THE TASK —
Strip the pictures and reproduce the rest of the listing exactly.

COLLECTED MATERIAL —
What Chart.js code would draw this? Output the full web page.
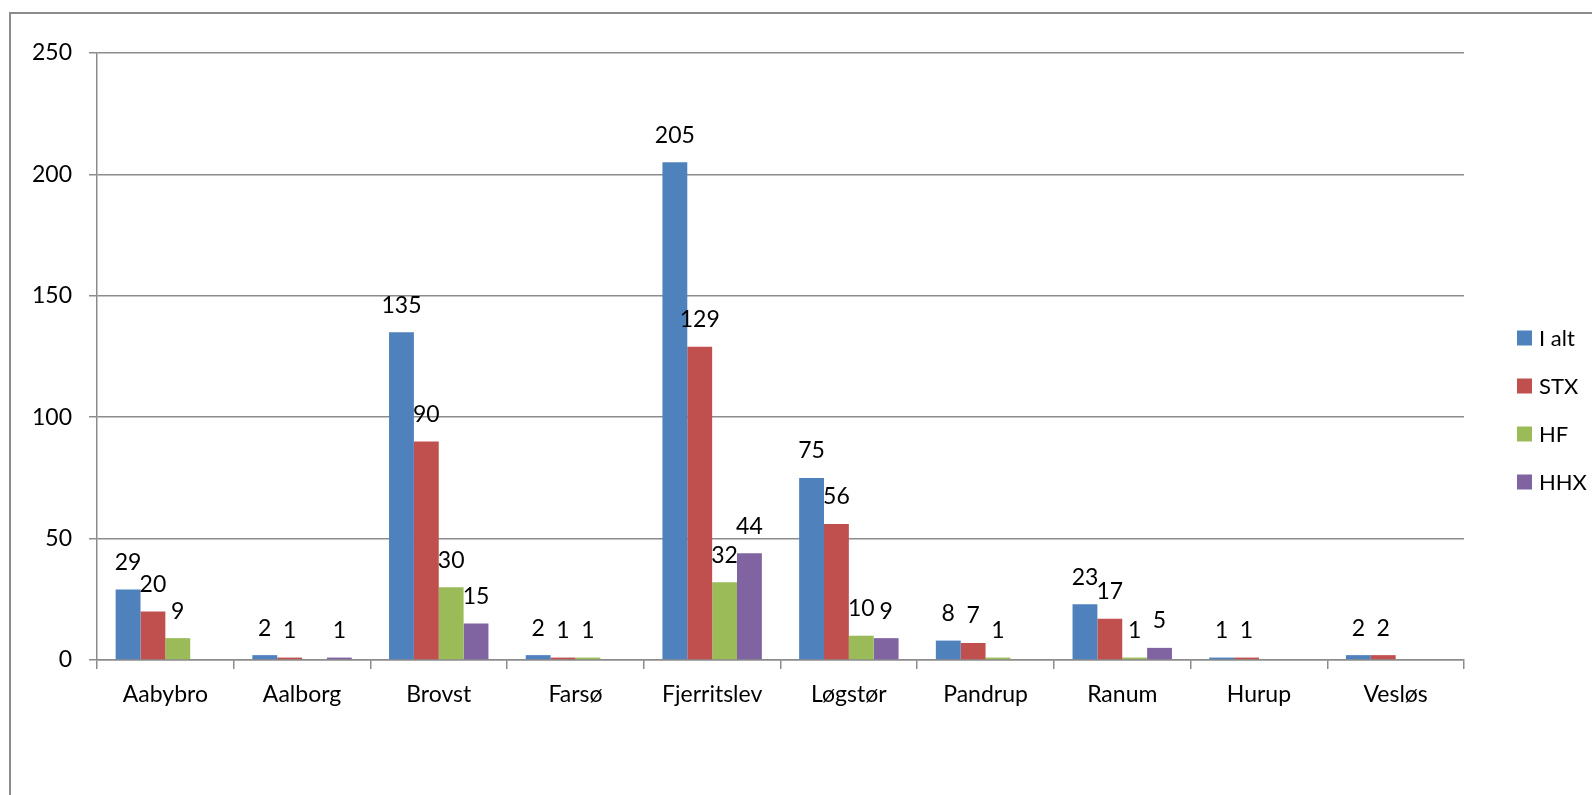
<!DOCTYPE html>
<html>
<head>
<meta charset="utf-8">
<script src="https://cdn.jsdelivr.net/npm/chart.js@4.4.1/dist/chart.umd.min.js"></script>
<style>
  html, body { margin: 0; padding: 0; background: #fff; }
  #frame { position: absolute; left: 9px; top: 12px; width: 1600px; height: 800px;
           border-left: 2px solid #8c8c8c; border-top: 2px solid #8c8c8c; }
  #wrap { position: absolute; left: 0; top: 0; width: 1592px; height: 795px; }
</style>
</head>
<body>
<div id="frame"></div>
<div id="wrap"><canvas id="chart" width="1592" height="795"></canvas></div>
<script>
document.addEventListener('DOMContentLoaded', function() {
    // Chart data
    const categories = ['Aabybro', 'Aalborg', 'Brovst', 'Farsø', 'Fjerritslev', 'Løgstør', 'Pandrup', 'Ranum', 'Hurup', 'Vesløs'];
    const iAlt = [29, 2, 135, 2, 205, 75, 8, 23, 1, 2];
    const stx = [20, 1, 90, 1, 129, 56, 7, 17, 1, 2];
    const hf = [9, 0, 30, 1, 32, 10, 1, 1, 0, 0];
    const hhx = [0, 1, 15, 0, 44, 9, 0, 5, 0, 0];
    const yTicks = [0, 50, 100, 150, 200, 250];

    const fontFamily = 'Lato, "Open Sans", sans-serif';
    const gridColor = '#8c8c8c';

    // Value labels above each bar (zeros are skipped)
    const valueLabels = {
        id: 'valueLabels',
        afterDatasetsDraw(chart) {
            const ctx = chart.ctx;
            ctx.save();
            ctx.font = '23px ' + fontFamily;
            ctx.fillStyle = '#000';
            ctx.textAlign = 'center';
            ctx.textBaseline = 'middle';
            chart.data.datasets.forEach((ds, i) => {
                const meta = chart.getDatasetMeta(i);
                meta.data.forEach((bar, j) => {
                    const v = ds.data[j];
                    if (!v) return;
                    ctx.fillText(String(v), bar.x, bar.y - 27);
                });
            });
            ctx.restore();
        }
    };

    // Legend on the right, Excel style
    const sideLegend = {
        id: 'sideLegend',
        afterDraw(chart) {
            const ctx = chart.ctx;
            ctx.save();
            ctx.font = '22px ' + fontFamily;
            ctx.textAlign = 'left';
            ctx.textBaseline = 'middle';
            chart.data.datasets.forEach((ds, i) => {
                const y = 338 + i * 48;
                ctx.fillStyle = ds.backgroundColor;
                ctx.fillRect(1517, y - 7.5, 15, 15);
                ctx.fillStyle = '#000';
                ctx.fillText(ds.label, 1539, y + 1);
            });
            ctx.restore();
        }
    };

    const ctx = document.getElementById('chart').getContext('2d');
    new Chart(ctx, {
        type: 'bar',
        data: {
            labels: categories,
            datasets: [
                { label: 'I alt', data: iAlt, backgroundColor: '#4F81BD' },
                { label: 'STX', data: stx, backgroundColor: '#C0504D' },
                { label: 'HF', data: hf, backgroundColor: '#9BBB59' },
                { label: 'HHX', data: hhx, backgroundColor: '#8064A2' }
            ]
        },
        options: {
            responsive: false,
            animation: false,
            datasets: {
                bar: { categoryPercentage: 4 / 5.5, barPercentage: 1 }
            },
            layout: { padding: { top: 53, right: 128, left: 0, bottom: 0 } },
            plugins: {
                legend: { display: false },
                tooltip: { enabled: false }
            },
            scales: {
                x: {
                    afterFit(scale) { scale.height = 135; },
                    grid: {
                        offset: true,
                        drawOnChartArea: false,
                        drawTicks: true,
                        tickLength: 9,
                        color: gridColor,
                        lineWidth: 1.5
                    },
                    border: { display: true, color: gridColor, width: 1.5 },
                    ticks: {
                        color: '#000',
                        font: { family: fontFamily, size: 23 },
                        padding: 12,
                        maxRotation: 0
                    }
                },
                y: {
                    min: 0,
                    max: 250,
                    afterFit(scale) { scale.width = 97; },
                    afterBuildTicks(scale) {
                        scale.ticks = yTicks.map(v => ({ value: v }));
                    },
                    grid: {
                        color: gridColor,
                        lineWidth: 1.5,
                        drawTicks: true,
                        tickLength: 8
                    },
                    border: { display: true, color: gridColor, width: 1.5 },
                    ticks: {
                        color: '#000',
                        font: { family: fontFamily, size: 23 },
                        padding: 17
                    }
                }
            }
        },
        plugins: [valueLabels, sideLegend]
    });
});
</script>
</body>
</html>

RESULT FOR THIS TASK —
What Chart.js code would draw this? Output the full web page.
<!DOCTYPE html>
<html>
<head>
<meta charset="utf-8">
<script src="https://cdn.jsdelivr.net/npm/chart.js@4.4.1/dist/chart.umd.min.js"></script>
<style>
  html, body { margin: 0; padding: 0; background: #fff; }
  #frame { position: absolute; left: 9px; top: 12px; width: 1600px; height: 800px;
           border-left: 2px solid #8c8c8c; border-top: 2px solid #8c8c8c; }
  #wrap { position: absolute; left: 0; top: 0; width: 1592px; height: 795px; }
</style>
</head>
<body>
<div id="frame"></div>
<div id="wrap"><canvas id="chart" width="1592" height="795"></canvas></div>
<script>
document.addEventListener('DOMContentLoaded', function() {
    // Chart data
    const categories = ['Aabybro', 'Aalborg', 'Brovst', 'Farsø', 'Fjerritslev', 'Løgstør', 'Pandrup', 'Ranum', 'Hurup', 'Vesløs'];
    const iAlt = [29, 2, 135, 2, 205, 75, 8, 23, 1, 2];
    const stx = [20, 1, 90, 1, 129, 56, 7, 17, 1, 2];
    const hf = [9, 0, 30, 1, 32, 10, 1, 1, 0, 0];
    const hhx = [0, 1, 15, 0, 44, 9, 0, 5, 0, 0];
    const yTicks = [0, 50, 100, 150, 200, 250];

    const fontFamily = 'Lato, "Open Sans", sans-serif';
    const gridColor = '#8c8c8c';

    // Value labels above each bar (zeros are skipped)
    const valueLabels = {
        id: 'valueLabels',
        afterDatasetsDraw(chart) {
            const ctx = chart.ctx;
            ctx.save();
            ctx.font = '23px ' + fontFamily;
            ctx.fillStyle = '#000';
            ctx.textAlign = 'center';
            ctx.textBaseline = 'middle';
            chart.data.datasets.forEach((ds, i) => {
                const meta = chart.getDatasetMeta(i);
                meta.data.forEach((bar, j) => {
                    const v = ds.data[j];
                    if (!v) return;
                    ctx.fillText(String(v), bar.x, bar.y - 27);
                });
            });
            ctx.restore();
        }
    };

    // Legend on the right, Excel style
    const sideLegend = {
        id: 'sideLegend',
        afterDraw(chart) {
            const ctx = chart.ctx;
            ctx.save();
            ctx.font = '22px ' + fontFamily;
            ctx.textAlign = 'left';
            ctx.textBaseline = 'middle';
            chart.data.datasets.forEach((ds, i) => {
                const y = 338 + i * 48;
                ctx.fillStyle = ds.backgroundColor;
                ctx.fillRect(1517, y - 7.5, 15, 15);
                ctx.fillStyle = '#000';
                ctx.fillText(ds.label, 1539, y + 1);
            });
            ctx.restore();
        }
    };

    const ctx = document.getElementById('chart').getContext('2d');
    new Chart(ctx, {
        type: 'bar',
        data: {
            labels: categories,
            datasets: [
                { label: 'I alt', data: iAlt, backgroundColor: '#4F81BD' },
                { label: 'STX', data: stx, backgroundColor: '#C0504D' },
                { label: 'HF', data: hf, backgroundColor: '#9BBB59' },
                { label: 'HHX', data: hhx, backgroundColor: '#8064A2' }
            ]
        },
        options: {
            responsive: false,
            animation: false,
            datasets: {
                bar: { categoryPercentage: 4 / 5.5, barPercentage: 1 }
            },
            layout: { padding: { top: 53, right: 128, left: 0, bottom: 0 } },
            plugins: {
                legend: { display: false },
                tooltip: { enabled: false }
            },
            scales: {
                x: {
                    afterFit(scale) { scale.height = 135; },
                    grid: {
                        offset: true,
                        drawOnChartArea: false,
                        drawTicks: true,
                        tickLength: 9,
                        color: gridColor,
                        lineWidth: 1.5
                    },
                    border: { display: true, color: gridColor, width: 1.5 },
                    ticks: {
                        color: '#000',
                        font: { family: fontFamily, size: 23 },
                        padding: 12,
                        maxRotation: 0
                    }
                },
                y: {
                    min: 0,
                    max: 250,
                    afterFit(scale) { scale.width = 97; },
                    afterBuildTicks(scale) {
                        scale.ticks = yTicks.map(v => ({ value: v }));
                    },
                    grid: {
                        color: gridColor,
                        lineWidth: 1.5,
                        drawTicks: true,
                        tickLength: 8
                    },
                    border: { display: true, color: gridColor, width: 1.5 },
                    ticks: {
                        color: '#000',
                        font: { family: fontFamily, size: 23 },
                        padding: 17
                    }
                }
            }
        },
        plugins: [valueLabels, sideLegend]
    });
});
</script>
</body>
</html>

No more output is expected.